Friday, 16 November 2007

Doris Salcedo at Tate Modern

When I was an art student a group of us paid a visit to the painter Patrick Heron’s house on the coast of west Cornwall. During the time he generously spent with us – we had a tour of his house, Eagles Nest, and its gardens, and he was gloriously indiscreet in his anecdotes – he told a story of the time when he was a trustee of the Tate Gallery and was accompanying the then prime minister, Margaret Thatcher, around the gallery. As they walked through the Duveen Galleries, at what is now Tate Britain, Thatcher took to encouraging them to install larger sculptures in it, gesticulating with her right arm as she marched along. Heron imitated her for us, illustrating how uncannily at home she would have looked if she had been attending the Nuremberg rallies in Nazi Germany.

Heaven knows what she would have made of Doris Salcedo’s Shibboleth in Tate Modern’s Turbine Hall (until 6 April 2008), a space that makes the Duveen gallery appear cupboard-like in comparison. Artists commissioned to make work in the hall for the Unilever Series have to take on the fact that it is a huge space, 35,000 square feet, they are dealing with. And it goes up and up.

You have to look down to see her work, though, which is, in a kind of way, something that is not there. It is the space she has created, what she has taken away rather than what she has imported, that has attracted the crowds. The long, wandering crack, more than 500 feet of it, snakes from one end of the hall’s floor to the other. It looks authentic, as if it has been created naturally, large enough in places for fingers and ankles to go into and set the minds of personal injury solicitors racing. Nobody is looking up. Thatcher would probably twist her ankle in it, except it is most likely that she has never set foot in a gallery since that meeting with Heron.

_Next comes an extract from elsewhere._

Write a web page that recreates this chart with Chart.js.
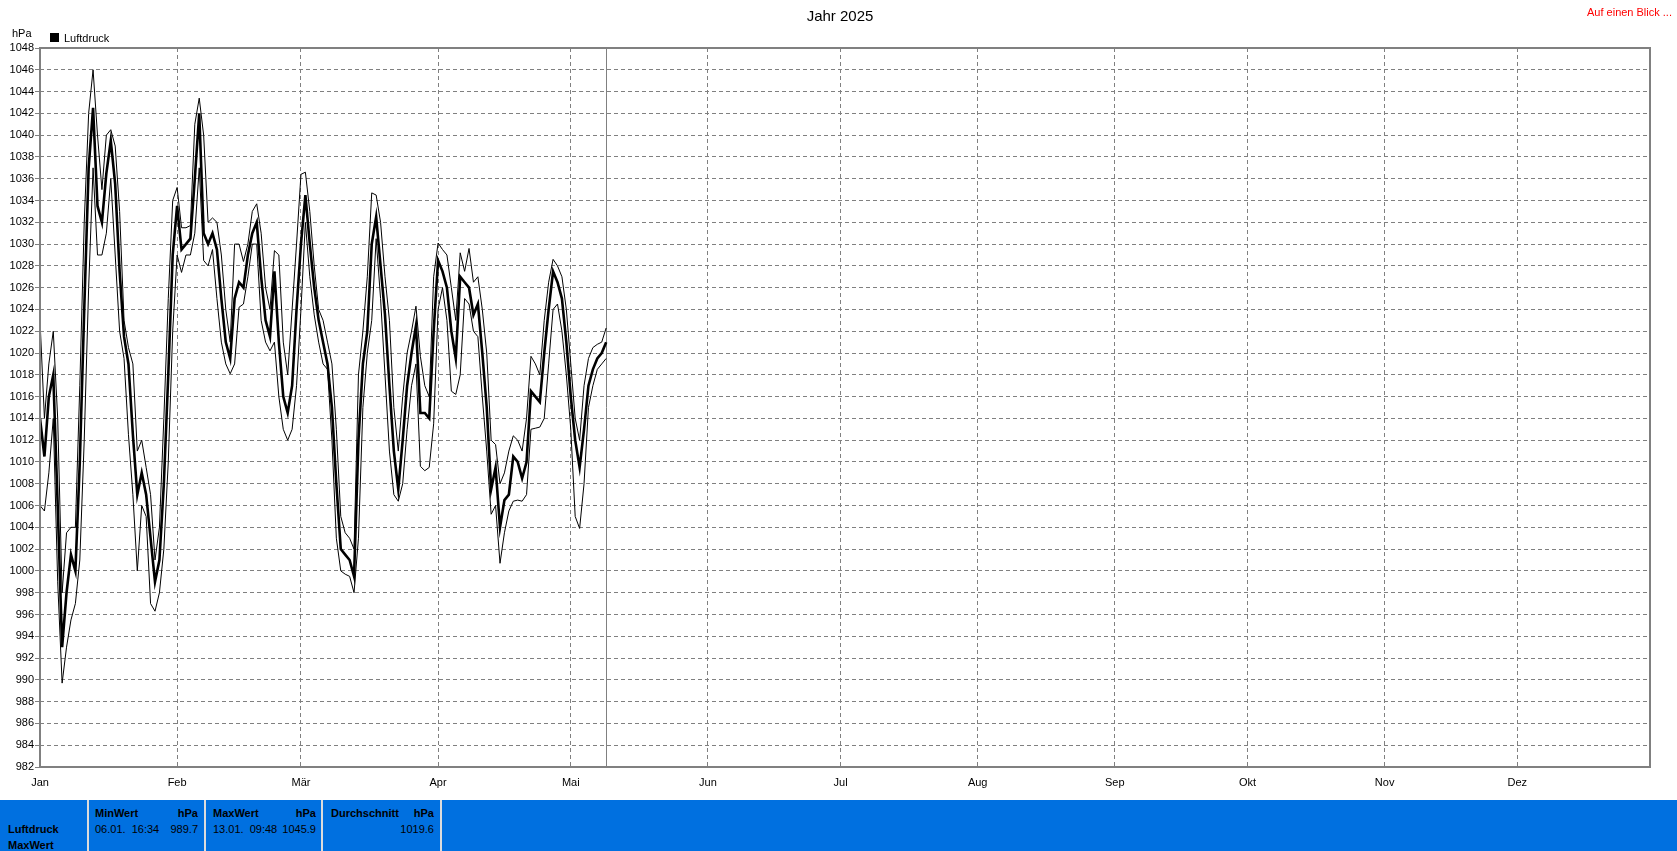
<!DOCTYPE html>
<html>
<head>
<meta charset="utf-8">
<script src="https://cdn.jsdelivr.net/npm/chart.js@4.4.0/dist/chart.umd.min.js"></script>
<style>
  html, body { margin: 0; padding: 0; background: #fff; }
  body { width: 1677px; height: 851px; position: relative; overflow: hidden;
         font-family: "Liberation Sans", Arial, sans-serif; font-size: 11px; color: #000; }
  #wrap { position: absolute; left: 0; top: 0; width: 1677px; height: 799px; }
  .txt { position: absolute; white-space: nowrap; line-height: 1; }
  #title { left: 0; width: 1680px; top: 8px; text-align: center; font-size: 15px; }
  #blick { right: 5px; top: 7px; color: #ff0000; }
  #unit { left: 12px; top: 28px; }
  #legBox { position: absolute; left: 50px; top: 33px; width: 9px; height: 9px; background: #000; }
  #legTxt { left: 64px; top: 33px; }
  #panel { position: absolute; left: 0; top: 800px; width: 1677px; height: 51px; background: rgb(0,112,224); }
  .sep { position: absolute; top: 0; width: 2px; height: 51px; background: #dcdcdc; }
  .b { font-weight: bold; }
  .r { text-align: right; }
</style>
</head>
<body>
<div id="wrap"><canvas id="chart" width="1677" height="799"></canvas></div>

<div class="txt" id="title">Jahr 2025</div>
<div class="txt" id="blick">Auf einen Blick ...</div>
<div class="txt" id="unit">hPa</div>
<div id="legBox"></div>
<div class="txt" id="legTxt">Luftdruck</div>

<div id="panel">
  <div class="sep" style="left:87px"></div>
  <div class="sep" style="left:204px"></div>
  <div class="sep" style="left:321px"></div>
  <div class="sep" style="left:440px"></div>

  <div class="txt b" style="left:8px; top:24px">Luftdruck</div>
  <div class="txt b" style="left:8px; top:40px">MaxWert</div>

  <div class="txt b" style="left:95px; top:8px">MinWert</div>
  <div class="txt b r" style="left:150px; width:48px; top:8px">hPa</div>
  <div class="txt" style="left:95px; top:24px">06.01.&nbsp;&nbsp;16:34</div>
  <div class="txt r" style="left:150px; width:48px; top:24px">989.7</div>

  <div class="txt b" style="left:213px; top:8px">MaxWert</div>
  <div class="txt b r" style="left:268px; width:48px; top:8px">hPa</div>
  <div class="txt" style="left:213px; top:24px">13.01.&nbsp;&nbsp;09:48</div>
  <div class="txt r" style="left:268px; width:48px; top:24px">1045.9</div>

  <div class="txt b" style="left:331px; top:8px">Durchschnitt</div>
  <div class="txt b r" style="left:386px; width:48px; top:8px">hPa</div>
  <div class="txt r" style="left:386px; width:48px; top:24px">1019.6</div>
</div>

<script>
// Tag im Jahr (0 = 01.01.)
const days = [0,1,2,3,4,5,6,7,8,9,10,11,12,13,14,15,16,17,18,19,20,21,22,23,24,25,26,27,28,29,
  30,31,32,33,34,35,36,37,38,39,40,41,42,43,44,45,46,47,48,49,50,51,52,53,54,55,56,57,58,59,
  60,61,62,63,64,65,66,67,68,69,70,71,72,73,74,75,76,77,78,79,80,81,82,83,84,85,86,87,88,89,
  90,91,92,93,94,95,96,97,98,99,100,101,102,103,104,105,106,107,108,109,110,111,112,113,114,
  115,116,117,118,119,120,121,122,123,124,125,126,127,128];

// Tagesmittel Luftdruck (dicke Linie)
const druckMittel = [1014,1010.5,1016,1018,1006,993,998,1001.5,1000,1010,
  1024,1037,1042.5,1033.5,1032,1036.5,1039.5,1035.5,1027.5,1021.5,
  1019,1012.5,1007,1009,1007,1003,999,1001,1008,1018,
  1029,1033.5,1029.5,1030,1030.5,1036,1042,1031,1030,1031,
  1029.5,1025,1021,1019.5,1025,1026.5,1026,1029,1031,1032,
  1027,1023,1021.5,1027.5,1021,1016,1014.5,1017,1024,1030,
  1034.5,1030,1026,1023,1021,1019,1015,1008,1002,1001.5,
  1001,999.5,1012,1019,1022,1030,1032.5,1028,1023.5,1017,
  1011,1007.5,1012,1017,1020,1022.5,1014.5,1014.5,1014,1022,
  1028.5,1027.5,1026,1022,1019.5,1027,1026.5,1026,1023.5,1024.5,
  1020,1015,1007.5,1009.5,1004,1006.5,1007,1010.5,1010,1008.5,
  1010,1016.5,1016,1015.5,1020,1024,1027.5,1026.5,1025,1021,
  1016,1012,1009.5,1013,1017,1018.5,1019.5,1020,1021];

// Tagesmaximum
const druckMax = [1023,1014,1019,1022,1014,998,1003.5,1004,1004,1017,
  1032,1042,1046,1040,1035,1040,1040.5,1039,1033,1023,
  1020.5,1019,1011,1012,1009.5,1007,1001,1004,1014,1025,
  1034,1035.2,1031.5,1031.5,1031.7,1041,1043.4,1040,1032,1032.4,
  1032,1029,1024,1021,1030,1030,1028.4,1030,1033,1033.7,
  1031,1026,1024,1029.4,1029,1021,1018,1024,1030,1036.4,
  1036.6,1033,1028,1024,1023,1021,1019,1013,1005,1003.5,
  1003,1002,1018,1022,1027,1034.7,1034.5,1032,1027,1023,
  1015,1011,1016,1020,1022,1024.3,1019.7,1017,1016,1027,
  1030.1,1029.5,1029,1026,1023,1029.2,1027.5,1029.6,1026.5,1027,
  1024,1020,1012,1011.6,1008,1009,1011,1012.4,1012,1011,
  1014,1019.7,1019,1018,1023,1026.5,1028.6,1028,1027,1024,
  1019,1014,1012,1017,1019.5,1020.5,1020.8,1021,1022.3];

// Tagesminimum
const druckMin = [1006,1005.5,1009,1014,999,989.7,993,995.5,997,1001,
  1012,1026,1037,1029,1029,1031,1036,1029,1022,1019.5,
  1012.5,1007,1000,1006,1005,997,996.3,998,1002,1010,
  1022,1029,1027.4,1029,1029,1031,1037,1028.5,1028,1029.5,
  1025,1021,1019,1018.1,1019,1024.2,1024.5,1027,1030,1030,
  1023,1021,1020.2,1021,1016,1013,1012,1013,1017,1024,
  1032,1027,1023.5,1021,1019,1018.5,1012,1003,1000,999.7,
  999.5,998,1003,1015,1020,1023,1030.5,1025,1018,1011,
  1007,1006.4,1008,1013,1017,1019,1009.6,1009.2,1009.5,1013.5,
  1024,1026,1023,1016.5,1016.2,1018,1025,1024.5,1022,1021.5,
  1016,1011,1005.2,1006,1000.7,1003.5,1005.5,1006.4,1006.5,1006.4,
  1007,1013,1013.1,1013.2,1014,1019,1024,1024.5,1022,1018,
  1013,1005,1003.9,1008,1015,1017,1018.5,1019,1019.5];

const monatsStart = [0,31,59,90,120,151,181,212,243,273,304,334];
const monatsNamen = ['Jan','Feb','Mär','Apr','Mai','Jun','Jul','Aug','Sep','Okt','Nov','Dez'];
const heute = 128;
const yMin = 982, yMax = 1048, yStep = 2;

const FONT = '"Liberation Sans", Arial, sans-serif';

function toXY(vals) {
    return days.map((d, i) => ({ x: d, y: vals[i] }));
}

// Rahmen um die Zeichenfläche und Linie für "heute"
const rahmenPlugin = {
    id: 'rahmen',
    beforeDatasetsDraw(chart) {
        const { ctx, chartArea, scales } = chart;
        const x = Math.round(scales.x.getPixelForValue(heute)) + 0.5;
        ctx.save();
        ctx.strokeStyle = '#808080';
        ctx.lineWidth = 1;
        ctx.beginPath();
        ctx.moveTo(x, chartArea.top);
        ctx.lineTo(x, chartArea.bottom);
        ctx.stroke();
        ctx.restore();
    },
    afterDraw(chart) {
        const { ctx, chartArea } = chart;
        ctx.save();
        ctx.strokeStyle = '#808080';
        ctx.lineWidth = 2;
        ctx.strokeRect(chartArea.left, chartArea.top,
            chartArea.right - chartArea.left, chartArea.bottom - chartArea.top);
        ctx.restore();
    }
};

new Chart(document.getElementById('chart').getContext('2d'), {
    type: 'line',
    data: {
        datasets: [
            { label: 'Max', data: toXY(druckMax), borderColor: '#000', borderWidth: 1,
              pointRadius: 0, tension: 0, fill: false, order: 2 },
            { label: 'Min', data: toXY(druckMin), borderColor: '#000', borderWidth: 1,
              pointRadius: 0, tension: 0, fill: false, order: 3 },
            { label: 'Luftdruck', data: toXY(druckMittel), borderColor: '#000', borderWidth: 2.6,
              pointRadius: 0, tension: 0, fill: false, order: 1 }
        ]
    },
    options: {
        responsive: false,
        animation: false,
        devicePixelRatio: 1,
        layout: { padding: { top: 48, right: 27, left: 0, bottom: 0 } },
        plugins: { legend: { display: false }, title: { display: false }, tooltip: { enabled: false } },
        scales: {
            x: {
                type: 'linear', min: 0, max: 364,
                afterFit(scale) { scale.height = 32; },
                afterBuildTicks(scale) { scale.ticks = monatsStart.map(v => ({ value: v })); },
                grid: { color: '#808080', lineWidth: 1, drawTicks: false },
                border: { display: false, dash: [4, 3] },
                ticks: {
                    autoSkip: false, maxRotation: 0, padding: 9, color: '#000',
                    font: { family: FONT, size: 11 },
                    callback: (v) => monatsNamen[monatsStart.indexOf(v)]
                }
            },
            y: {
                type: 'linear', min: yMin, max: yMax,
                afterFit(scale) { scale.width = 40; },
                grid: { color: '#808080', lineWidth: 1, drawTicks: true, tickLength: 5,
                        tickColor: '#808080' },
                border: { display: false, dash: [4, 3] },
                ticks: {
                    stepSize: yStep, autoSkip: false, padding: 1, color: '#000',
                    font: { family: FONT, size: 11 },
                    callback: (v) => String(v)
                }
            }
        }
    },
    plugins: [rahmenPlugin]
});
</script>
</body>
</html>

The kids come to see it with us, with some of their cousins. It’s interesting what they like and don’t like, and the Unilever Series has captured their imagination more than once. Olafur Eliasson’s Weather Project did it, as did Carsten Holler’s slides. They run along the crack, stick their arms into it, someone falls into it and then a Tate attendant closes in on us. I feel you really haven’t experienced Shibboleth unless you have stepped into it, or at least twisted your ankle. It is the act of consummation that it deserves.

It doesn’t seem as if the Tate Modern building is falling down for the simple reason that the crack is in a gallery, just as I didn’t feel as if I was in a playground when Holler’s slides were installed. And anyway, the slides in Pirate’s Playhouse in Stoke Newington are just as good, there is a shorter queue, and you are surrounded by people who are simply out to have fun rather than read anything more into it.

Whether or not the children are touched by what Salcedo says it is about – colonial exploitation, racism and the uncomfortable truths that we are forced to confront (how Thatcher would have hated it) – they play natural games about boundaries around it. How kids respond to a piece of work is often more enlightening than how the critics do.